Common planning approaches
- Annual exclusion gifting. The exclusion is "use it or lose it." A married couple with four children and four grandchildren can shelter eight donees × two donors × the annual exclusion each year — meaningful numbers compounded over decades.
- Lifetime use of unified credit. A donor with $13 million of exclusion may make $13 million of lifetime gifts, removing those assets and all subsequent appreciation from the estate.
- Grantor-retained annuity trust (GRAT). Under §2702, a GRAT with a qualified annuity has a low gift value (often near zero in a "zeroed-out GRAT"), allowing growth in excess of the §7520 rate to pass tax-free to remainder beneficiaries.
- Installment sale to defective grantor trust. Sale to an intentionally defective grantor trust for a note bearing the AFR moves future appreciation to the trust with minimal gift element.
- Family limited partnership / LLC. Hold luxury assets in an entity; gift interests in the entity, claiming valuation discounts for lack of control and lack of marketability.
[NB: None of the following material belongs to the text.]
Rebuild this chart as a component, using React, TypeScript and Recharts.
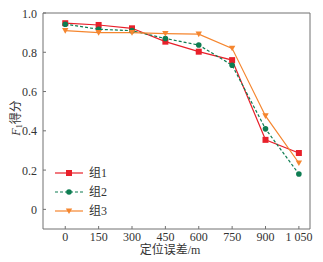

The position is heavily scrutinized but well-grounded in case law.
- Charitable lead trust. Combines current charitable gift-tax deduction with deferred transfer to family members at reduced gift value.
Recent developments
The principal pending variable is the scheduled sunset of the doubled basic exclusion amount at the end of 2025. Absent legislation, the exclusion reverts to roughly half its 2025 level (indexed). Many practitioners advised clients during 2024-2025 to use exclusion before the sunset; the IRS has clarified through regulations under §2010(c)(3) that gifts using the pre-sunset exclusion will not be "clawed back" upon later death after sunset.
The Corporate Transparency Act (see beneficial-ownership reporting) has introduced new disclosure obligations for entities used in gift-tax planning — family LLCs, GRATs, dynasty trusts where applicable — that intersect with planning timing.
Primary Sources
- 26 U.S.C. §§2501–2524 (gift tax) — law.cornell.edu/uscode/text/26/subtitle-B/chapter-12.
- 26 U.S.C. §2010 (unified credit, basic exclusion amount).
- 26 U.S.C. §2702 (special valuation rules; GRATs).
- 26 U.S.C. §1015 (basis of gifted property).
- 26 U.S.C. §7872 (below-market loans).
- Treas. Reg. §§25.2512-1 through 25.2512-8 (gift valuation).
- Treas. Reg. §20.2010-1(c) (anti-clawback regulation).
- Crummey v. Commissioner, 397 F.2d 82 (9th Cir. 1968).
- Estate of Bonner v. United States, 84 F.3d 196 (5th Cir. 1996).
- IRS Form 709 instructions — irs.gov/forms-pubs/about-form-709.